─── RECORDED INFORMATION ───

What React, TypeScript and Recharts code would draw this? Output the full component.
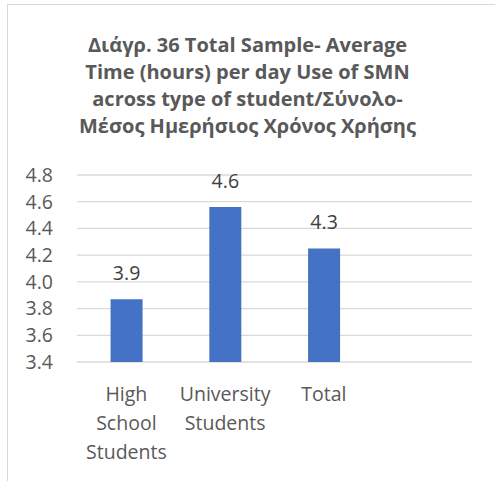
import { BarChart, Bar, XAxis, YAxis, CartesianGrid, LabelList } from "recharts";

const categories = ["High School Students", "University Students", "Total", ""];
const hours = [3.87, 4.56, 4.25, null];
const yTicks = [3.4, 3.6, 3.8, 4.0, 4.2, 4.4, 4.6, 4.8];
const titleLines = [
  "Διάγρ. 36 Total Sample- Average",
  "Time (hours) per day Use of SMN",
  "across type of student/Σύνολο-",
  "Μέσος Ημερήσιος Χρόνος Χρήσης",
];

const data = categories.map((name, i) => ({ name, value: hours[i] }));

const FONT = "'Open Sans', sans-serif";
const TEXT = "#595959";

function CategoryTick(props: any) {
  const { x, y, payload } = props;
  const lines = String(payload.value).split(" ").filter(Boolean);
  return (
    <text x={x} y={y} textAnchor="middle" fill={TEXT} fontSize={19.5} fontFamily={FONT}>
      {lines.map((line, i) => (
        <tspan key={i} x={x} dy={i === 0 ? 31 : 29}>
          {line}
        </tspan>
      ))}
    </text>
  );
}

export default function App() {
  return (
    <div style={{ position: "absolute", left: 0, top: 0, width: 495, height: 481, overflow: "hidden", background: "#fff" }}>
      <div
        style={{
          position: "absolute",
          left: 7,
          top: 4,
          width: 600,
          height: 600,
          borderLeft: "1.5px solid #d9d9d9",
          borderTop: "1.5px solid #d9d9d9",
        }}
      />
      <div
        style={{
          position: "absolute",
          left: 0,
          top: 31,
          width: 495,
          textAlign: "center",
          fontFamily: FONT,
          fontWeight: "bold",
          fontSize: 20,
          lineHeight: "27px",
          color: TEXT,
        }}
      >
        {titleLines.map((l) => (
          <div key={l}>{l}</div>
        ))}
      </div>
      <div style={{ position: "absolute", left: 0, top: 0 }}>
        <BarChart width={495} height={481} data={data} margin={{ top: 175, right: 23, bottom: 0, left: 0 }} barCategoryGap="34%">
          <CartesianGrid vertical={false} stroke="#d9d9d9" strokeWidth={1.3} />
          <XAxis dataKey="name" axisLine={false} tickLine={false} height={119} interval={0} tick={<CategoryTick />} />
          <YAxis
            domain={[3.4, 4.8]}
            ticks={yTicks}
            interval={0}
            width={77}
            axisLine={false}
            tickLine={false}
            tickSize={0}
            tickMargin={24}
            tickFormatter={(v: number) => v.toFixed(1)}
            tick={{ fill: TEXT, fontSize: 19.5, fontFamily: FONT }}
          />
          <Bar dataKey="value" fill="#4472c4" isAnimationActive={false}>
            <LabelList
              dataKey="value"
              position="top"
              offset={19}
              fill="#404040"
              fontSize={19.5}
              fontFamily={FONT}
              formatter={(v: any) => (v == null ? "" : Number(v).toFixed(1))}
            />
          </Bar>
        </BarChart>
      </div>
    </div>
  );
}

───

**TASK STATEMENT:** Take the data above and repeat it exactly, leaving each picture out.

**THE SOLUTION:**
What React, TypeScript and Recharts code would draw this? Output the full component.
import { BarChart, Bar, XAxis, YAxis, CartesianGrid, LabelList } from "recharts";

const categories = ["High School Students", "University Students", "Total", ""];
const hours = [3.87, 4.56, 4.25, null];
const yTicks = [3.4, 3.6, 3.8, 4.0, 4.2, 4.4, 4.6, 4.8];
const titleLines = [
  "Διάγρ. 36 Total Sample- Average",
  "Time (hours) per day Use of SMN",
  "across type of student/Σύνολο-",
  "Μέσος Ημερήσιος Χρόνος Χρήσης",
];

const data = categories.map((name, i) => ({ name, value: hours[i] }));

const FONT = "'Open Sans', sans-serif";
const TEXT = "#595959";

function CategoryTick(props: any) {
  const { x, y, payload } = props;
  const lines = String(payload.value).split(" ").filter(Boolean);
  return (
    <text x={x} y={y} textAnchor="middle" fill={TEXT} fontSize={19.5} fontFamily={FONT}>
      {lines.map((line, i) => (
        <tspan key={i} x={x} dy={i === 0 ? 31 : 29}>
          {line}
        </tspan>
      ))}
    </text>
  );
}

export default function App() {
  return (
    <div style={{ position: "absolute", left: 0, top: 0, width: 495, height: 481, overflow: "hidden", background: "#fff" }}>
      <div
        style={{
          position: "absolute",
          left: 7,
          top: 4,
          width: 600,
          height: 600,
          borderLeft: "1.5px solid #d9d9d9",
          borderTop: "1.5px solid #d9d9d9",
        }}
      />
      <div
        style={{
          position: "absolute",
          left: 0,
          top: 31,
          width: 495,
          textAlign: "center",
          fontFamily: FONT,
          fontWeight: "bold",
          fontSize: 20,
          lineHeight: "27px",
          color: TEXT,
        }}
      >
        {titleLines.map((l) => (
          <div key={l}>{l}</div>
        ))}
      </div>
      <div style={{ position: "absolute", left: 0, top: 0 }}>
        <BarChart width={495} height={481} data={data} margin={{ top: 175, right: 23, bottom: 0, left: 0 }} barCategoryGap="34%">
          <CartesianGrid vertical={false} stroke="#d9d9d9" strokeWidth={1.3} />
          <XAxis dataKey="name" axisLine={false} tickLine={false} height={119} interval={0} tick={<CategoryTick />} />
          <YAxis
            domain={[3.4, 4.8]}
            ticks={yTicks}
            interval={0}
            width={77}
            axisLine={false}
            tickLine={false}
            tickSize={0}
            tickMargin={24}
            tickFormatter={(v: number) => v.toFixed(1)}
            tick={{ fill: TEXT, fontSize: 19.5, fontFamily: FONT }}
          />
          <Bar dataKey="value" fill="#4472c4" isAnimationActive={false}>
            <LabelList
              dataKey="value"
              position="top"
              offset={19}
              fill="#404040"
              fontSize={19.5}
              fontFamily={FONT}
              formatter={(v: any) => (v == null ? "" : Number(v).toFixed(1))}
            />
          </Bar>
        </BarChart>
      </div>
    </div>
  );
}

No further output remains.